MATERIAL TO PROCESS
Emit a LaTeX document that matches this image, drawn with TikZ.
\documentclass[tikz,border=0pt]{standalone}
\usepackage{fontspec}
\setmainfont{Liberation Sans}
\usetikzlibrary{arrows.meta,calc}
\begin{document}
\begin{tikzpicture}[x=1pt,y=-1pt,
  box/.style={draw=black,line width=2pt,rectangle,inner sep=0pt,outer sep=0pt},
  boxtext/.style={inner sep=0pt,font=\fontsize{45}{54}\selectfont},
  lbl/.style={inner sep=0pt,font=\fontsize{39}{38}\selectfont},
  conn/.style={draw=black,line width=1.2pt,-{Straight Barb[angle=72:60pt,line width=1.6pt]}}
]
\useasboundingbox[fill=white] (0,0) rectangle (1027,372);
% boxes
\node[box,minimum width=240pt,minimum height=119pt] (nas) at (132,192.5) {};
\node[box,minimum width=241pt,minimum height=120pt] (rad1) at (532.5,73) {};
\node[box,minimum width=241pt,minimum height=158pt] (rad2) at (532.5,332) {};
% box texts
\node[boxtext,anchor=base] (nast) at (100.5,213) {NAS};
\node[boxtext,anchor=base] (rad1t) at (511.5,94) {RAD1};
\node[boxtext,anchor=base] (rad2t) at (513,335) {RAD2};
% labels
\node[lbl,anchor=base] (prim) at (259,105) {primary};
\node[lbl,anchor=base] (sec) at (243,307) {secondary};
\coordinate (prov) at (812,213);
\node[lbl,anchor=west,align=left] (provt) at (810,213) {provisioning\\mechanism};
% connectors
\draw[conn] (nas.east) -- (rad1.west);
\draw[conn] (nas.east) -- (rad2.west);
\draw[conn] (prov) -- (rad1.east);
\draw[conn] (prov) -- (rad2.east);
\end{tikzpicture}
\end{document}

==

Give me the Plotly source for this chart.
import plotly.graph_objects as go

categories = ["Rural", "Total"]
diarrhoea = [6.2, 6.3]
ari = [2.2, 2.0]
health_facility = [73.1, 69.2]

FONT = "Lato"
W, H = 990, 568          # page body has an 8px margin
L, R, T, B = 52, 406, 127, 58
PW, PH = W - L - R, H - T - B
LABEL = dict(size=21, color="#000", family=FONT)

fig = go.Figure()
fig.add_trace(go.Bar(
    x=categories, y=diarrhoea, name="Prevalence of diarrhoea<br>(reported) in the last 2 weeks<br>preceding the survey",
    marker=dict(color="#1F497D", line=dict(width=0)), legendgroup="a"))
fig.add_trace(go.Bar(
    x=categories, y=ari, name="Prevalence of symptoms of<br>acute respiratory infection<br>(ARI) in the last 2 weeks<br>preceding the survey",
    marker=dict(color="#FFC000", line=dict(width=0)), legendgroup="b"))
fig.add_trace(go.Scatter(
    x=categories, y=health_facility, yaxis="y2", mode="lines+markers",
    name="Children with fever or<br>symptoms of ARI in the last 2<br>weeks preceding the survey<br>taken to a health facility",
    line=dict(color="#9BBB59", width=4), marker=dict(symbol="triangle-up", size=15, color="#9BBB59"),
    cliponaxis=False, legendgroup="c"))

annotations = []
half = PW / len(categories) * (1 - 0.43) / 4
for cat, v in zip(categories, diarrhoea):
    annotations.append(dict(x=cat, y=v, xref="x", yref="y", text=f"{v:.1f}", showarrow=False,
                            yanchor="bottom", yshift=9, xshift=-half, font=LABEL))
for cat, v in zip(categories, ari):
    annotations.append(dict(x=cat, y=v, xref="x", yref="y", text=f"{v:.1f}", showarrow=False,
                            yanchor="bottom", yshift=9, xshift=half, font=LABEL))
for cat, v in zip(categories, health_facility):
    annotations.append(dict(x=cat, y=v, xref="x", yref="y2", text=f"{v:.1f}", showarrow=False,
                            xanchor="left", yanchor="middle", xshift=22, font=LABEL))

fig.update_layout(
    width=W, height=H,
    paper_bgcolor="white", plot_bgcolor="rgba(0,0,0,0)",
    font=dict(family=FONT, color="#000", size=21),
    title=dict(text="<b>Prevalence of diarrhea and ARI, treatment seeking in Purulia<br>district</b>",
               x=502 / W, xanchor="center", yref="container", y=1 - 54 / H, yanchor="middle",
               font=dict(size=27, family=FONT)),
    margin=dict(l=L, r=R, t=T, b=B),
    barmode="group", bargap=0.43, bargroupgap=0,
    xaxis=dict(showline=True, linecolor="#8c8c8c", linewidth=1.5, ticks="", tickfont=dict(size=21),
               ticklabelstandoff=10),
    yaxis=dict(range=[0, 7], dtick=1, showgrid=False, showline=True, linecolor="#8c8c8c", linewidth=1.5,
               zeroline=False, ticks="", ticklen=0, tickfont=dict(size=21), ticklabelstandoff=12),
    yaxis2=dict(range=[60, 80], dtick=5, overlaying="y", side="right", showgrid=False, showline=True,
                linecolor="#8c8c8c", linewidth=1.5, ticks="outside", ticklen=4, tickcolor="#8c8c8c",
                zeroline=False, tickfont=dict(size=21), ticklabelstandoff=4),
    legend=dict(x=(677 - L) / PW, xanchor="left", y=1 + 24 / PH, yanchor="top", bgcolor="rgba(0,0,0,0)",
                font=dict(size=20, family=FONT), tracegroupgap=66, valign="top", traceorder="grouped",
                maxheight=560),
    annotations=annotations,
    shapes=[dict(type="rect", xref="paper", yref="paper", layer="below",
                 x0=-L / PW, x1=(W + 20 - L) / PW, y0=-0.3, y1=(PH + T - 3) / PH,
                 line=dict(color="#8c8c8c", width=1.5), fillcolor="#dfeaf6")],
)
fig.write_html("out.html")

* * *

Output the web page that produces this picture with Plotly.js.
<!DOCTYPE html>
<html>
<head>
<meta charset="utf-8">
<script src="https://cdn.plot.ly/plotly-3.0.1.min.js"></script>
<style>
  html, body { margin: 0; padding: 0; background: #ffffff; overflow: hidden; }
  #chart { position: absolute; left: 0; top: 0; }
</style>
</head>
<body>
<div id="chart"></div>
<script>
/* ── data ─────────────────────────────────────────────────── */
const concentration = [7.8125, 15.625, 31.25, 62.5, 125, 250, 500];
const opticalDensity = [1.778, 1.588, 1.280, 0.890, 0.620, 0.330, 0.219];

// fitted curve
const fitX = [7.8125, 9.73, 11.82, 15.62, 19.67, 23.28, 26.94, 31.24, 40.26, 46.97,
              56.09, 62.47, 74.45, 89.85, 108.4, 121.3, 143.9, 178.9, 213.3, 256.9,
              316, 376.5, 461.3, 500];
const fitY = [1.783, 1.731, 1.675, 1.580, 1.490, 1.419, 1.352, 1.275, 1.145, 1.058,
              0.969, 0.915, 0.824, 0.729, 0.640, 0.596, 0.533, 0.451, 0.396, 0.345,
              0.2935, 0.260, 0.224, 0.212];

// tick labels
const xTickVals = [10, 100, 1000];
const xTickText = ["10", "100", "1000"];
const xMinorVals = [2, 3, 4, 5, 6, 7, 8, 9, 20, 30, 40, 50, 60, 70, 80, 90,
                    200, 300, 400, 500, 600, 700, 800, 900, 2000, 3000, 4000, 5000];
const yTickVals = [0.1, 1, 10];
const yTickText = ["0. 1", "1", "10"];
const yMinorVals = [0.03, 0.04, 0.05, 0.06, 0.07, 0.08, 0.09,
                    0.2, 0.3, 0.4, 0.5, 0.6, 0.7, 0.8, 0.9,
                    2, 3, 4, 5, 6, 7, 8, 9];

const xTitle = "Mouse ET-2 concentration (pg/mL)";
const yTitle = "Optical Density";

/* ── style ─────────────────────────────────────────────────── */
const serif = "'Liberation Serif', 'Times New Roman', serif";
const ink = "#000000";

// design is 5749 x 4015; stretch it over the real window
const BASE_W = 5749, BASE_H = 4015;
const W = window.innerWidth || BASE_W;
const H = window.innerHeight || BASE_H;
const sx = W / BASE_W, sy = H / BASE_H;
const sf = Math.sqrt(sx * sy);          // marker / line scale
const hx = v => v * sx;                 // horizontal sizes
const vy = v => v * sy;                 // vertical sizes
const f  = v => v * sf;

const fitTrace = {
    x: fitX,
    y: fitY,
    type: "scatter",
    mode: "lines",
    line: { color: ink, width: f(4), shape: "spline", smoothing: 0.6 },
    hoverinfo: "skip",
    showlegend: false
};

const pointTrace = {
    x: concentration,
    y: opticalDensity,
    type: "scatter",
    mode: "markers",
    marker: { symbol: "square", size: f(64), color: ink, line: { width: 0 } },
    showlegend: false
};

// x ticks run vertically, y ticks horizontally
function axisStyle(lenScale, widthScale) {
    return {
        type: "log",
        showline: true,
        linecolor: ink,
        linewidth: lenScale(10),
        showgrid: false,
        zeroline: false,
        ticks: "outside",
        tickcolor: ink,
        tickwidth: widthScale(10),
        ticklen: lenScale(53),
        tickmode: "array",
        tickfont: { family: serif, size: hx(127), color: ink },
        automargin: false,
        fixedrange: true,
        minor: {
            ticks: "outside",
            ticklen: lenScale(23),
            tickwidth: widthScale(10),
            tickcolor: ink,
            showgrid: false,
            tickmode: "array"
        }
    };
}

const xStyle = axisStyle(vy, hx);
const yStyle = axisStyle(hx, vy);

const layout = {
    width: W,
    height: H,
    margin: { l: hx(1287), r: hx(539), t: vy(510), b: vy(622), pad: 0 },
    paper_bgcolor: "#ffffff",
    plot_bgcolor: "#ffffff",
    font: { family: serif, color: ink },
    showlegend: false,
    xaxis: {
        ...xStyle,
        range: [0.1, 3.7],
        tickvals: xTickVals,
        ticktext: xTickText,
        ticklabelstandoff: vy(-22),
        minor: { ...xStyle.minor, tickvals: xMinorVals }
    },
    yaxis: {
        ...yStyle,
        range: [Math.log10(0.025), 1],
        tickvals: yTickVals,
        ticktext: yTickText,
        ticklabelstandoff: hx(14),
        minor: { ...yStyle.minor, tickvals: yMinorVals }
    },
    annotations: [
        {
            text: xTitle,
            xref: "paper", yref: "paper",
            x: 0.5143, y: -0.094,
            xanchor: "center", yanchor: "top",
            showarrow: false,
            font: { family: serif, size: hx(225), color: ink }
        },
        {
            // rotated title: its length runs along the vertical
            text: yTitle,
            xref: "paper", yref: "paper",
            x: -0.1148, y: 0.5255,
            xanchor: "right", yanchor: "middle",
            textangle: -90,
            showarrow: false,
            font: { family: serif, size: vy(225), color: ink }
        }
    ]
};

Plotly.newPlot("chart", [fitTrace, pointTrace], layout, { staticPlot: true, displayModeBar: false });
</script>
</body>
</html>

SHORT PROBLEM
How many lines of these entries contain the string "that"? Reply with the number alone.

CORRECT RESULT
2